Predictions:There is evidence that we be enjoying a little windfall of bigger fluke all along the Rhody shore and early reports from Nantucket are insane so far. Look for the fluke to stay deep for the next couple weeks, 70 to 110 feet, also look for the deeper waters off the Sakonnet River to start giving up more fish. Let’s stay optimistic, it’s definitely better than last year.
Weakfish(1 fish at 16 inches or greater, open all year)

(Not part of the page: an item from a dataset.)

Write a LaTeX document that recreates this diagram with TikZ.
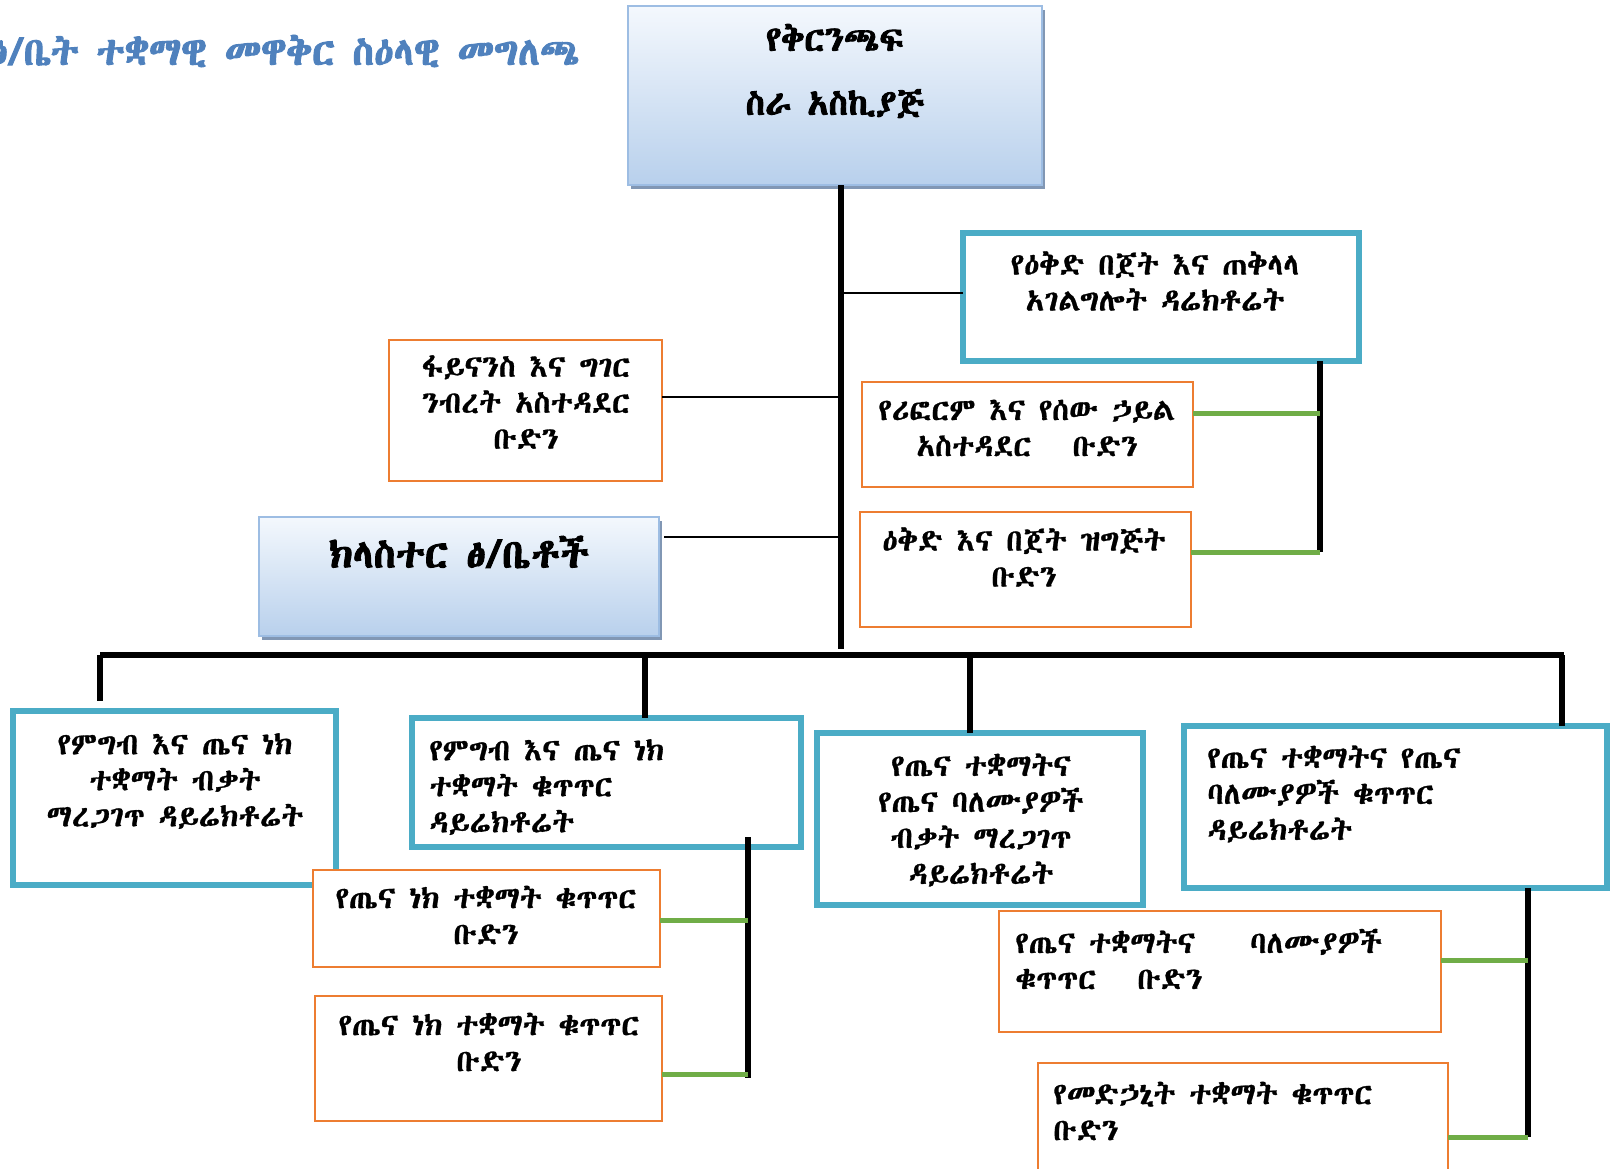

We’ve seen every mode of weakfish possibilities so far in 2021 from the early season surprise, to the early May vanishing act to a week of plenty to another period of disappearance. The best fishing was taking place way up the western shore of the Bay on a few tide-swept points and river mouths. They didn’t return on the new moon so we’re just going to have to hope that they make a resurgence on the full. Something we should be looking for is bycatch by black sea bass anglers. We’re already seeing this in Massachusetts and Connecticut, sometimes weakfish will take jigs and bait intended for sea bass on deep structure. If you’re going to target weakies grab some small paddletail soft plastics like Bass Assassins or Cocahoes in colors like pink, purple, chartreuse or white and thread them onto light jigheads. Target the turns of the tide for your best chance.
Predictions:It’s hard to even formulate a single sentence predicting these historically unpredictable fish. I have a feeling they will not show up again in the bay estuaries, but I do think they will move onto the nearshore ledges and will show up in bottom fishing catches soon.

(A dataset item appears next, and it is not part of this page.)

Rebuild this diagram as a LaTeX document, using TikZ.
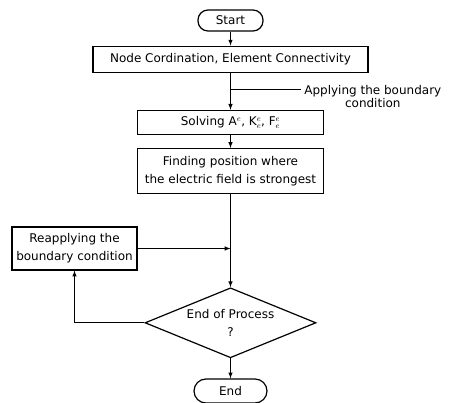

Black Sea Bass (current season 6/24 to 8/31 3 fish per angler at a minimum size of 15 inches)
Before we dive in I want to say sea bass season is NOT YET OPEN in Rhody. It will open on June 24th, but it seemed like a good idea to mention that the open seasons in Massachusetts and Connecticut seem to indicate that our local season should open up to a hot bite right off the bat. One of the more popular methods this year has been rigging a Game On Exo Jig backwards (move the hook to the line tie and tie your line where the hook used to be).
Predictions: As alluded to above, all signs point to a red hot start to Rhode Island sea-bassing. The ledges in the mouth of the Sakonnet River all always a good bet, the Windmills will have them and there are plenty to be had in the East Passage as well.